## [Task brief]
The material below holds a span beginning at the line with "Emit a Python" and ending at the line with "0.013, 0.036, 0.18]". Quote that span exactly, both ends included, and only that span.

## [Recorded data]
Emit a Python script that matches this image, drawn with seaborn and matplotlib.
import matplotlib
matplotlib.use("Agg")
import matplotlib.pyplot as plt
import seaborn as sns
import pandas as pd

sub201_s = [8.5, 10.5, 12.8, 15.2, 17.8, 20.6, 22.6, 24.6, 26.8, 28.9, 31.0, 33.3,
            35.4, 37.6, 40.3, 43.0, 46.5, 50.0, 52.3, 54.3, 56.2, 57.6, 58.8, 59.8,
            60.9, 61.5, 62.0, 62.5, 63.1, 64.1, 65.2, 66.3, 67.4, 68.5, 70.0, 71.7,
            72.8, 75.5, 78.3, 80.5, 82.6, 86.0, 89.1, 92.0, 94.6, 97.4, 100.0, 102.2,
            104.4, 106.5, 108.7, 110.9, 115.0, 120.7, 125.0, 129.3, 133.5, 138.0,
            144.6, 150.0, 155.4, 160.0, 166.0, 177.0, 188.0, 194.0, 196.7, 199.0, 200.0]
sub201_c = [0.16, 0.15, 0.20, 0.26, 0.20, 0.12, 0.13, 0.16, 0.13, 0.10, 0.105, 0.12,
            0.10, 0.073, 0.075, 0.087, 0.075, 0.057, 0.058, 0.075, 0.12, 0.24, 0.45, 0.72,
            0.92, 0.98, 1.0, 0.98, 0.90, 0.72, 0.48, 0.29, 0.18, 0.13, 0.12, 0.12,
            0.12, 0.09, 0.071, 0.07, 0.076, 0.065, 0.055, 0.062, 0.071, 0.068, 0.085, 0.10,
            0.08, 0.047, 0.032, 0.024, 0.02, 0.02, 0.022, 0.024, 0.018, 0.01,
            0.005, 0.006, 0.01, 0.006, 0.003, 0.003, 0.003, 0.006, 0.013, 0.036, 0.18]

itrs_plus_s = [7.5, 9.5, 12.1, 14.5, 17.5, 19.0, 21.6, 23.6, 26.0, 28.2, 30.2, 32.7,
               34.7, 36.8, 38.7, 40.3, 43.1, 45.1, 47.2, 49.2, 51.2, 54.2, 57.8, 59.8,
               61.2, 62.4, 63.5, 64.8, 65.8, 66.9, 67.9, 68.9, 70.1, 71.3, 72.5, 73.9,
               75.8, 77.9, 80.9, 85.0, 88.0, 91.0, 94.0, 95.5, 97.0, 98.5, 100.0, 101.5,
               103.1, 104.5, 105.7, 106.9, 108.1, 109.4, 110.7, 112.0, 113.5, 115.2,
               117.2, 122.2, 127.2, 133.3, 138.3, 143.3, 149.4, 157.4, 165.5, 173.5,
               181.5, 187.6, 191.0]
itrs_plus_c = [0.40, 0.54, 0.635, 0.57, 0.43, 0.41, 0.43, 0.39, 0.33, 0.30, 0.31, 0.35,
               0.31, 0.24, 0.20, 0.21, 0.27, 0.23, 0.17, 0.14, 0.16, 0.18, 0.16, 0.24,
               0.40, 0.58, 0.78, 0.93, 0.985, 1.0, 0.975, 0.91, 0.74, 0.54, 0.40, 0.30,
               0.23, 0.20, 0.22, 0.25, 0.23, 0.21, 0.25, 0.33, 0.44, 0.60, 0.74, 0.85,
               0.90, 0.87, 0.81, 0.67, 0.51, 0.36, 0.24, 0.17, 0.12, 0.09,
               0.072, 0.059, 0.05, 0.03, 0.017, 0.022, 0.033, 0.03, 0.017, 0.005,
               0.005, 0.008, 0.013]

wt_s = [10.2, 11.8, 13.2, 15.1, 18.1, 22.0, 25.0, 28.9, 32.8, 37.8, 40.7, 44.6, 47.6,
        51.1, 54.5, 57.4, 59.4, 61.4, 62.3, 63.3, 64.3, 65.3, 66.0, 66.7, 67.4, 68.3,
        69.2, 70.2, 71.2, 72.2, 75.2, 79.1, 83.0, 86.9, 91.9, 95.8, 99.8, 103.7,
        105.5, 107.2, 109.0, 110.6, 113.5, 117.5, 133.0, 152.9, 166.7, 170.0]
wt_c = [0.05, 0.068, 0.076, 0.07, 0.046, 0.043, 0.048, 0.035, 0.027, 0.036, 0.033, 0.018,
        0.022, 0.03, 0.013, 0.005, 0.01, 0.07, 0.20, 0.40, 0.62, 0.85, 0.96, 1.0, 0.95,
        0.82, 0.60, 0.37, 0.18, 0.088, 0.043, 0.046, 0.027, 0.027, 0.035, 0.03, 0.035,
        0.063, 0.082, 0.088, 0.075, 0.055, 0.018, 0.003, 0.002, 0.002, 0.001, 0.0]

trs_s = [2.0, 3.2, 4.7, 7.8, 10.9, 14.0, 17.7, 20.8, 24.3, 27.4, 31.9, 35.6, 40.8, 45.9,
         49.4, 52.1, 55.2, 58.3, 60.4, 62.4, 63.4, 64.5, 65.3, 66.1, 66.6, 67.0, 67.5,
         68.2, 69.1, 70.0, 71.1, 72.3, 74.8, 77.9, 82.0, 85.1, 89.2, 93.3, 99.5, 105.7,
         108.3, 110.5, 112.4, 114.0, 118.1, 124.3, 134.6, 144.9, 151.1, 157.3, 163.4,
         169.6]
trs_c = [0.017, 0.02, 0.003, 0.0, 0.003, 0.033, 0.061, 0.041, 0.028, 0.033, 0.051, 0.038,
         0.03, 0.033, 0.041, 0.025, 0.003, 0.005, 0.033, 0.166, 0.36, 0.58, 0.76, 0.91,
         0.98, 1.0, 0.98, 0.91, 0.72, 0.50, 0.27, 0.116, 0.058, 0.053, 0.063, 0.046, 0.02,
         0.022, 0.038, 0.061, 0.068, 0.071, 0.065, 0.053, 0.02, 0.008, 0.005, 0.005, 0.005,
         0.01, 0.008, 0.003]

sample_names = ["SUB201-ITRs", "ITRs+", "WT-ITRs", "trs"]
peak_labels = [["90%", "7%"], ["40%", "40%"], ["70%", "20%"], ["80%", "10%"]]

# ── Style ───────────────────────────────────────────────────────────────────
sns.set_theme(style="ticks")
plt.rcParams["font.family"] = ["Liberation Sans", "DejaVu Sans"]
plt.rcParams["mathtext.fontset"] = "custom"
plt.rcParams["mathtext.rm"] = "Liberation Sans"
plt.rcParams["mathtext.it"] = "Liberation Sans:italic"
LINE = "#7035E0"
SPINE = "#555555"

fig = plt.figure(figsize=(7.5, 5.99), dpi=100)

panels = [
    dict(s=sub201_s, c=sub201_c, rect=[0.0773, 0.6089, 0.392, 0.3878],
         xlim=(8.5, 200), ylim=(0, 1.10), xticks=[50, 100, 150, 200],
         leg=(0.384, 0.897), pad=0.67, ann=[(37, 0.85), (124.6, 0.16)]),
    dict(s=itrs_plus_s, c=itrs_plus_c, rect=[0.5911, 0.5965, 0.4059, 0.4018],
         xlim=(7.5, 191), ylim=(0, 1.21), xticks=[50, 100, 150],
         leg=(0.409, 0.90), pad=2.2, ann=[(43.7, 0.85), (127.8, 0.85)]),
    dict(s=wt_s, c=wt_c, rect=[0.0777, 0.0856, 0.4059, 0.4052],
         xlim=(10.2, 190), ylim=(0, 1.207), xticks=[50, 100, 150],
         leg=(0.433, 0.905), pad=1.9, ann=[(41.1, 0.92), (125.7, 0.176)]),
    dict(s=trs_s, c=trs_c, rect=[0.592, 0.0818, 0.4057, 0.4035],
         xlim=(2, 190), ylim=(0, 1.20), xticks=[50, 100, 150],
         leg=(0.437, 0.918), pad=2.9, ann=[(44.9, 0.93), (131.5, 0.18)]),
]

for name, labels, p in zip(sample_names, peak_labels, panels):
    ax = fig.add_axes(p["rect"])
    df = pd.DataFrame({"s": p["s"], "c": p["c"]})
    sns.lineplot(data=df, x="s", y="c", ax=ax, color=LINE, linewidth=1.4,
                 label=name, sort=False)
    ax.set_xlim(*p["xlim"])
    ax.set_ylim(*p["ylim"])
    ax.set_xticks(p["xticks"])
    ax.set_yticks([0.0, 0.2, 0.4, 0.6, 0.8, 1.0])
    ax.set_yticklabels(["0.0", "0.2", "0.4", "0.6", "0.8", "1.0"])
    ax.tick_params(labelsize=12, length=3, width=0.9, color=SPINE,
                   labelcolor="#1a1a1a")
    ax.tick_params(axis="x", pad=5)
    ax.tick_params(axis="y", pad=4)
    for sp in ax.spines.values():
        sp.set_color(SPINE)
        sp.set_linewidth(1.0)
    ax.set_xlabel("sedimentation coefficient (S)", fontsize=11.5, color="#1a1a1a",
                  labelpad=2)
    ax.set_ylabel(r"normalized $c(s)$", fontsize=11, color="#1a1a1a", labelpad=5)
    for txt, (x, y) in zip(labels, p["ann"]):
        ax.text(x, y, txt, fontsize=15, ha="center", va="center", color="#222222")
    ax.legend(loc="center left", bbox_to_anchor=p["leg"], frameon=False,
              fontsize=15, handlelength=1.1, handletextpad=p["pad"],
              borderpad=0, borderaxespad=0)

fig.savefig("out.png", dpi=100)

==

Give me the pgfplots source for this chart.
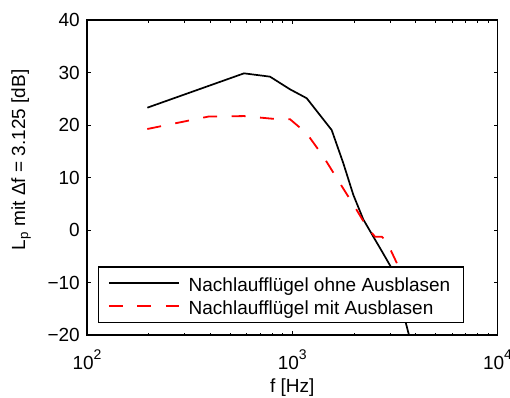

---

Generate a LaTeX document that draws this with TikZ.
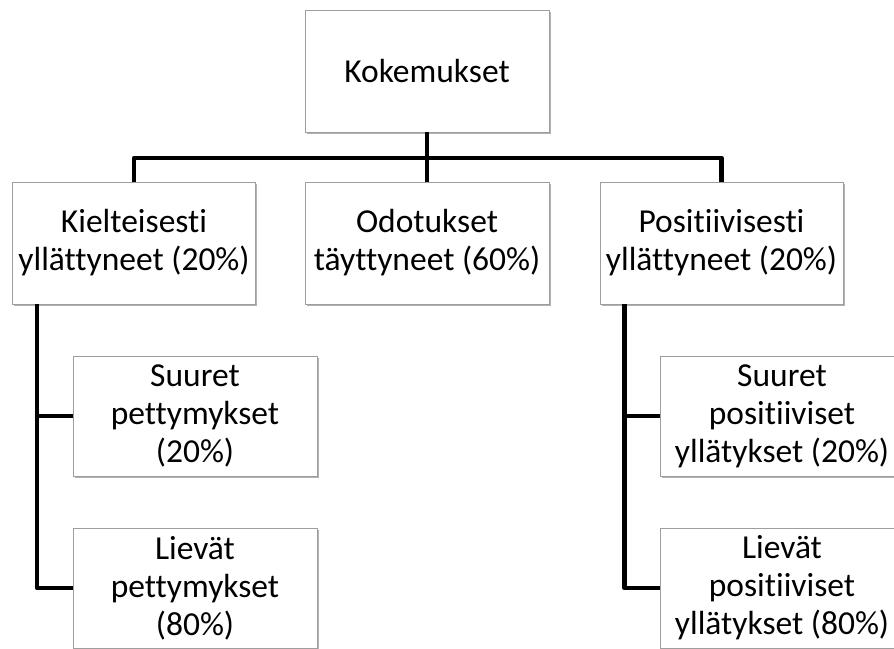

## [Complete answer]
Emit a Python script that matches this image, drawn with seaborn and matplotlib.
import matplotlib
matplotlib.use("Agg")
import matplotlib.pyplot as plt
import seaborn as sns
import pandas as pd

sub201_s = [8.5, 10.5, 12.8, 15.2, 17.8, 20.6, 22.6, 24.6, 26.8, 28.9, 31.0, 33.3,
            35.4, 37.6, 40.3, 43.0, 46.5, 50.0, 52.3, 54.3, 56.2, 57.6, 58.8, 59.8,
            60.9, 61.5, 62.0, 62.5, 63.1, 64.1, 65.2, 66.3, 67.4, 68.5, 70.0, 71.7,
            72.8, 75.5, 78.3, 80.5, 82.6, 86.0, 89.1, 92.0, 94.6, 97.4, 100.0, 102.2,
            104.4, 106.5, 108.7, 110.9, 115.0, 120.7, 125.0, 129.3, 133.5, 138.0,
            144.6, 150.0, 155.4, 160.0, 166.0, 177.0, 188.0, 194.0, 196.7, 199.0, 200.0]
sub201_c = [0.16, 0.15, 0.20, 0.26, 0.20, 0.12, 0.13, 0.16, 0.13, 0.10, 0.105, 0.12,
            0.10, 0.073, 0.075, 0.087, 0.075, 0.057, 0.058, 0.075, 0.12, 0.24, 0.45, 0.72,
            0.92, 0.98, 1.0, 0.98, 0.90, 0.72, 0.48, 0.29, 0.18, 0.13, 0.12, 0.12,
            0.12, 0.09, 0.071, 0.07, 0.076, 0.065, 0.055, 0.062, 0.071, 0.068, 0.085, 0.10,
            0.08, 0.047, 0.032, 0.024, 0.02, 0.02, 0.022, 0.024, 0.018, 0.01,
            0.005, 0.006, 0.01, 0.006, 0.003, 0.003, 0.003, 0.006, 0.013, 0.036, 0.18]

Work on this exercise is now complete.